Notes from Tuesday's meeting

For those of you who missed Tuesday's meeting, here's what went down.

+ Cat led the meeting!

+ Sara brought in a piece she'd been working on as a staff submission for Sliced Bread. It was read aloud, and then we offered our critiques. Continue to bring in the material you're working on!

+ We talked about the differences between writing for class/workshops and for yourself.

+ Daniel opened to us the world of Poe's "The Cask of Amontillado" (text here). Although I was thinking about doing a prompt based on setting, we agreed that the story was a better example of the possibilities in simple wordplay. I was also intrigued by the ways Poe shows us that his narrator is unreliable.

+ The prompt this week: Write a piece which prominently features wordplay, ambiguity, or some kind of misunderstanding. Yeah, it's nebulous -- but that gives you lots of room to do what you want. Give some thought to the way Poe uses wordplay and double meanings to show that his narrator has some serious psychological issues, giving us clues for how to interpret the story. You, too, can use subtlety to reveal your character's secret flaw.

And that's it! The meeting will be at my house next Tuesday at 7:00. Please bring the work you've done with the cigarettes prompt, and anything else you've been working on. In order to have your material workshopped at the meeting, please e-mail it to me by 8:00 a.m. on Tuesday morning. I'll then e-mail it out to everyone on my list for the meeting. (Please also send me your e-mail address, if you haven't yet, so that you'll be in on the workshopping.) When you receive the material, please look it over and be ready to workshop it at the meeting.

1/20/2008

How's work with the prompt?

I finally sat down in earnest last night to start responding to the prompt from last week's meeting, about the girl with the cigarettes. I had been wanting to work with a particular set of characters for a few weeks now, and this was my chance! So I started writing. The first scene presented itself to me fully formed, and I dutifully recorded it. But the next scenes -- not so much. I'm having trouble deciding what exactly this story is about, and so I can't be economical with my language just yet. The story is running in circles. I don't know what kind of progress to expect for my main character, and it's frustrating me. He's frustrating me. I can sense him wanting a bigger role, a more richly detailed humanity, a set of needs and expectations and disappointments all his own. If I keep working at it, I hope all this will come to him.

What kinds of problems are you encountering, as you sit down to give this prompt a serious look?

1/19/2008

On the Use of Imagery

From a Potebnya quotation in Victor Shklovsky's seminal essay on Formalism, "Art as Technique":

Since the purpose of imagery is to remind us, by approximation, of those meanings for which the image stands, and since, apart from this, imagery ins unnecessary for though, we must be more familiar with the image than with what it clarifies.


The statement above comes from a supposition that the purpose of art is to present the unknown in terms of the known. Shklovsky objects that actually the opposite happens frequently--for example, one writer's comparison of the sky to a garment of God, in which an image that is difficult to grasp is used to describe an object with which everybody is familiar.

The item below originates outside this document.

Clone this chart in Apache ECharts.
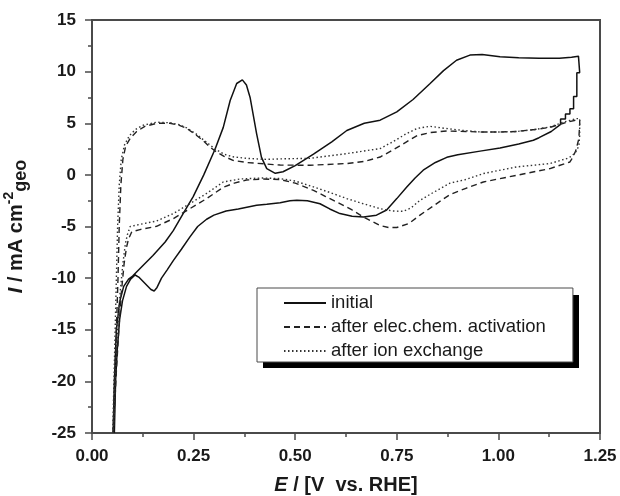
<!DOCTYPE html>
<html>
<head>
<meta charset="utf-8">
<script src="https://cdn.jsdelivr.net/npm/echarts@6/dist/echarts.min.js"></script>
<style>
  html, body { margin: 0; padding: 0; background: #fff; }
  #chart { width: 620px; height: 496px; }
</style>
</head>
<body>
<div id="chart"></div>
<script>
// legend names
var seriesNames = ['initial', 'after elec.chem. activation', 'after ion exchange'];

// axis ticks
var xTicks = [0.00, 0.25, 0.50, 0.75, 1.00, 1.25];
var yTicks = [-25, -20, -15, -10, -5, 0, 5, 10, 15];

// [E (V vs RHE), I (mA cm-2)] along the sweep
var initial = [
  [0.052,-25],[0.055,-20],[0.060,-15],[0.068,-12.3],[0.078,-10.8],[0.090,-10.1],[0.100,-9.8],
  [0.120,-9.0],[0.150,-7.8],[0.180,-6.5],[0.200,-5.4],[0.225,-3.7],[0.249,-2.1],[0.275,0.0],
  [0.303,2.5],[0.323,4.6],[0.340,7.2],[0.356,8.85],[0.370,9.2],[0.380,8.7],[0.389,7.5],
  [0.405,4.0],[0.417,1.7],[0.430,0.6],[0.451,0.15],[0.470,0.3],[0.500,0.9],[0.545,2.0],
  [0.590,3.2],[0.627,4.3],[0.670,5.0],[0.709,5.3],[0.750,6.1],[0.790,7.3],[0.832,8.85],
  [0.865,10.1],[0.897,11.1],[0.930,11.6],[0.960,11.65],[1.004,11.45],[1.050,11.35],
  [1.100,11.3],[1.150,11.3],[1.180,11.4],[1.197,11.5],
  [1.200,11.5],[1.200,9.9],[1.193,9.9],[1.193,7.6],[1.185,7.6],[1.185,6.4],[1.176,6.4],
  [1.176,5.9],[1.165,5.9],[1.165,5.4],[1.153,5.4],[1.153,4.9],
  [1.130,4.2],[1.100,3.6],[1.086,3.35],[1.050,3.0],[1.004,2.6],[0.955,2.3],[0.900,1.95],
  [0.873,1.7],[0.845,1.2],[0.815,0.45],[0.795,-0.3],[0.774,-1.2],[0.750,-2.3],[0.725,-3.4],
  [0.700,-3.9],[0.668,-4.08],[0.640,-4.0],[0.610,-3.75],[0.585,-3.3],[0.561,-2.8],[0.530,-2.5],
  [0.504,-2.46],[0.487,-2.5],[0.463,-2.7],[0.430,-2.85],[0.405,-2.95],[0.360,-3.3],[0.330,-3.5],
  [0.300,-3.9],[0.282,-4.3],[0.260,-5.0],[0.241,-6.0],[0.220,-7.2],[0.200,-8.3],[0.185,-9.2],
  [0.171,-10.0],[0.160,-10.9],[0.153,-11.25],[0.145,-11.1],[0.130,-10.5],[0.115,-9.9],
  [0.106,-9.7],[0.095,-10.1],[0.085,-10.8],[0.075,-12.2],[0.068,-14],[0.062,-17],[0.058,-20],
  [0.055,-25]
];

var afterActivation = [
  [0.052,-25],[0.056,-20],[0.060,-15],[0.064,-10],[0.067,-5],[0.071,-1],[0.076,1.5],[0.083,2.8],
  [0.095,3.6],[0.110,4.2],[0.130,4.7],[0.160,5.0],[0.192,5.0],[0.215,4.8],[0.233,4.5],[0.255,3.9],
  [0.274,3.3],[0.290,2.7],[0.307,2.2],[0.325,1.8],[0.347,1.4],[0.380,1.2],[0.429,1.05],[0.463,0.95],
  [0.536,0.93],[0.627,1.1],[0.670,1.3],[0.709,1.73],[0.740,2.4],[0.774,3.2],[0.800,3.8],[0.832,4.1],
  [0.873,4.25],[0.920,4.2],[0.960,4.15],[1.000,4.15],[1.045,4.2],[1.090,4.4],[1.127,4.6],
  [1.160,5.0],[1.190,5.3],[1.200,5.3],
  [1.200,5.0],[1.198,3.5],[1.190,2.3],[1.180,1.5],[1.176,1.25],[1.127,0.61],[1.045,-0.04],
  [0.963,-0.69],[0.920,-1.3],[0.881,-1.9],[0.840,-3.0],[0.807,-3.9],[0.780,-4.7],[0.750,-5.1],
  [0.730,-5.1],[0.709,-4.9],[0.668,-4.08],[0.640,-3.4],[0.610,-2.78],[0.575,-2.1],[0.545,-1.5],
  [0.500,-0.8],[0.463,-0.45],[0.420,-0.4],[0.380,-0.5],[0.350,-0.8],[0.323,-1.2],[0.282,-2.3],
  [0.241,-3.27],[0.200,-4.24],[0.159,-4.98],[0.118,-5.3],[0.098,-5.5],[0.090,-6.2],[0.085,-7.0],
  [0.079,-8.6],[0.072,-11.5],[0.066,-15],[0.060,-19],[0.055,-23],[0.053,-25]
];

var afterIonExchange = [
  [0.051,-25],[0.054,-20],[0.057,-15],[0.060,-10],[0.063,-5],[0.067,-1],[0.072,1.5],[0.080,2.9],
  [0.092,3.8],[0.107,4.4],[0.125,4.8],[0.159,5.1],[0.192,5.05],[0.215,4.85],[0.233,4.55],
  [0.255,4.0],[0.274,3.4],[0.290,2.9],[0.307,2.4],[0.325,2.0],[0.347,1.75],[0.380,1.6],
  [0.429,1.5],[0.463,1.55],[0.536,1.6],[0.627,2.06],[0.709,2.55],[0.740,3.2],[0.774,4.0],
  [0.800,4.5],[0.832,4.7],[0.870,4.5],[0.914,4.3],[0.955,4.16],[1.000,4.15],[1.045,4.2],
  [1.090,4.4],[1.127,4.64],[1.160,5.1],[1.192,5.45],[1.200,5.45],
  [1.200,3.8],[1.198,2.8],[1.190,2.2],[1.180,1.8],[1.168,1.58],[1.127,1.1],[1.045,0.77],
  [0.963,0.13],[0.920,-0.45],[0.881,-0.8],[0.840,-1.7],[0.807,-2.46],[0.785,-3.2],[0.766,-3.53],
  [0.740,-3.5],[0.709,-3.27],[0.668,-2.8],[0.627,-2.3],[0.585,-1.7],[0.545,-1.17],[0.500,-0.6],
  [0.463,-0.36],[0.420,-0.3],[0.364,-0.4],[0.323,-0.69],[0.282,-1.8],[0.241,-2.78],[0.200,-3.75],
  [0.159,-4.47],[0.118,-4.79],[0.094,-5.0],[0.087,-5.8],[0.082,-6.7],[0.076,-8.6],[0.069,-11.5],
  [0.063,-15],[0.058,-19],[0.054,-23],[0.052,-25]
];

var chart = echarts.init(document.getElementById('chart'));
var font = '"Liberation Sans", Arial, sans-serif';
var axisColor = '#4a4a4a';
var textColor = '#1a1a1a';

var option = {
  animation: false,
  backgroundColor: '#fff',
  grid: {
    left: 92, top: 20, right: 20, bottom: 63,
    outerBoundsMode: 'none',
    containLabel: false,
    show: true, borderColor: axisColor, borderWidth: 2, backgroundColor: 'transparent'
  },
  // black drop shadow behind the legend box
  graphic: [{
    type: 'rect', z: 3,
    shape: { x: 263, y: 295, width: 316, height: 73 },
    style: { fill: '#000' }
  }],
  legend: {
    data: seriesNames,
    orient: 'vertical',
    left: 257, top: 288, z: 4,
    padding: [5, 27, 1, 26],
    itemGap: 4,
    itemWidth: 42,
    itemHeight: 14,
    backgroundColor: '#fff',
    borderColor: axisColor,
    borderWidth: 1,
    itemStyle: { opacity: 0 },
    textStyle: { fontFamily: font, fontSize: 18.5, lineHeight: 20, color: textColor }
  },
  xAxis: {
    type: 'value',
    min: 0, max: 1.25, interval: 0.25,
    name: '{i|E}{n| / [V  vs. RHE]}',
    nameLocation: 'middle',
    nameGap: 39,
    nameTextStyle: {
      rich: {
        i: { fontFamily: font, fontSize: 20, fontWeight: 'bold', fontStyle: 'italic', color: textColor, lineHeight: 26 },
        n: { fontFamily: font, fontSize: 20, fontWeight: 'bold', color: textColor, lineHeight: 26 }
      }
    },
    axisLine: { onZero: false, lineStyle: { color: axisColor, width: 2 } },
    axisTick: { inside: false, length: 7, lineStyle: { color: axisColor, width: 1.5 } },
    minorTick: { show: true, splitNumber: 2, length: 4, lineStyle: { color: axisColor, width: 1.5 } },
    splitLine: { show: false },
    axisLabel: {
      margin: 15,
      fontFamily: font, fontSize: 17, fontWeight: 'bold', color: textColor,
      formatter: function (v) { return v.toFixed(2); }
    }
  },
  yAxis: {
    type: 'value',
    min: -25, max: 15, interval: 5,
    name: '{i|I}{n| / mA cm}{sup|-2}{sub|geo}',
    nameLocation: 'middle',
    nameRotate: 90,
    nameGap: 62,
    nameTextStyle: {
      rich: {
        i: { fontFamily: font, fontSize: 20, fontWeight: 'bold', fontStyle: 'italic', color: textColor, lineHeight: 28 },
        n: { fontFamily: font, fontSize: 20, fontWeight: 'bold', color: textColor, lineHeight: 28 },
        sup: { fontFamily: font, fontSize: 14, fontWeight: 'bold', color: textColor, lineHeight: 14, verticalAlign: 'top' },
        sub: { fontFamily: font, fontSize: 18, fontWeight: 'bold', color: textColor, lineHeight: 18, verticalAlign: 'bottom' }
      }
    },
    axisLine: { onZero: false, lineStyle: { color: axisColor, width: 2 } },
    axisTick: { inside: false, length: 7, lineStyle: { color: axisColor, width: 1.5 } },
    minorTick: { show: true, splitNumber: 2, length: 4, lineStyle: { color: axisColor, width: 1.5 } },
    splitLine: { show: false },
    axisLabel: {
      margin: 16,
      fontFamily: font, fontSize: 17, fontWeight: 'bold', color: textColor
    }
  },
  series: [
    {
      name: seriesNames[0], type: 'line', data: initial,
      symbol: 'none', smooth: false,
      lineStyle: { color: '#111', width: 1.5, type: 'solid' },
      itemStyle: { color: '#111' }
    },
    {
      name: seriesNames[1], type: 'line', data: afterActivation,
      symbol: 'none', smooth: false,
      lineStyle: { color: '#222', width: 1.4, type: [6, 4] },
      itemStyle: { color: '#222' }
    },
    {
      name: seriesNames[2], type: 'line', data: afterIonExchange,
      symbol: 'none', smooth: false,
      lineStyle: { color: '#333', width: 1.4, type: [1.5, 2.5] },
      itemStyle: { color: '#333' }
    }
  ]
};

chart.setOption(option);
</script>
</body>
</html>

This may seem like an obscure and irrelevant excerpt, but as writers I think it's useful and important to think about how and why we use images and the specific relationship we invoke between the image and the object to which it points. At the worst, images become a way to avoid mentioning something directly in order to sound high-brow or delicate, but with some work put into them, you can create structural and thematic interplay and all kinds of other fun things.

P.S. This part is not even the main brunt of a really groundbreaking essay. If it seems interesting to you, I'd love to discuss it or point you to where you can find it to read on your own.

1/17/2008

intermeeting post!

Hey, all. The next meeting will be at my place at 7 p.m. next Tuesday.

The agenda for Tuesday:
+ talk about your work on the prompt so far
+ discussion of material? (bring in what you're working on!)
+ "The Cask of Amontillado" and setting as a key element of a story
+ ideas for the blog: weekly posts, random journaling, posting material to the blog

As always, e-mail me or the group with questions, suggestions, and comments.

1/15/2008

First things.

Thanks to everyone who came to the first meeting of WIP. It rocked... and there were five of us. Please try to make it to the next meeting! We are awesome, and you want to hang out with us. Trust me.

Here are the conclusions we've reached about meetings:

+ I'll introduce one new prompt at each meeting. We'll spend fifteen minutes working on the prompt during the meeting, and then take it home to work on it more. Give each prompt two weeks, so that at any given time you'll have two ideas to be working on. Do bring what you've done to meetings, so that we can workshop this material.

+ We'll be workshopping material each week. Given the number of people involved, and since we want to give pieces the attention they deserve, workshopping will be on a rotational basis. Details to come. However, it's certain that, in order to workshop your material, you must send it out to group members at least six hours before the meeting, preferably twenty-four. To do this, e-mail your piece to thisworkinprogress@gmail.com. This way, your piece will be distributed to the mailing list. Do this with both the material you're currently developing and the pieces that grow out of your responses to prompts.

+ We'll bring in writers to speak about the craft, the business, and other relevant, fascinating things in later weeks. Feel free to suggest potential speakers. Please note that, if we do host a speaker, you should be at least cursorily familiar with the speaker's work.

+ Prompts will include anything and everything. Send ideas along. If the prompt is not a specific sentence or passage to be incorporated into your work, it'll serve as a kind of springboard. For example, "Poe's 'Cask of Amontillado,' which could not have been so effective had it not been set in its particular time and place; write a scene which derives its movement and meaning from its setting."

+ Everything is currently in flux. At each meeting we'll try something new and see if it works. This means that your attendance is important! Please come to meetings; if you can't, contact a member in the group (before the meeting) to make your ideas heard.
-----------------------------------
And now, concrete things.

The prompt from this week's meeting is:
"She was on her third cigarette, and it wasn't helping."

Write a scene that continues with this character. Feel free to change the gender and tense. Consider who she is, where she is, why she's smoking. Why isn't it helping? What has just happened prior to this first sentence? What's around her? Who's around her? Who/what isn't? Has she always smoked? Answer these questions through action and interaction, not narration.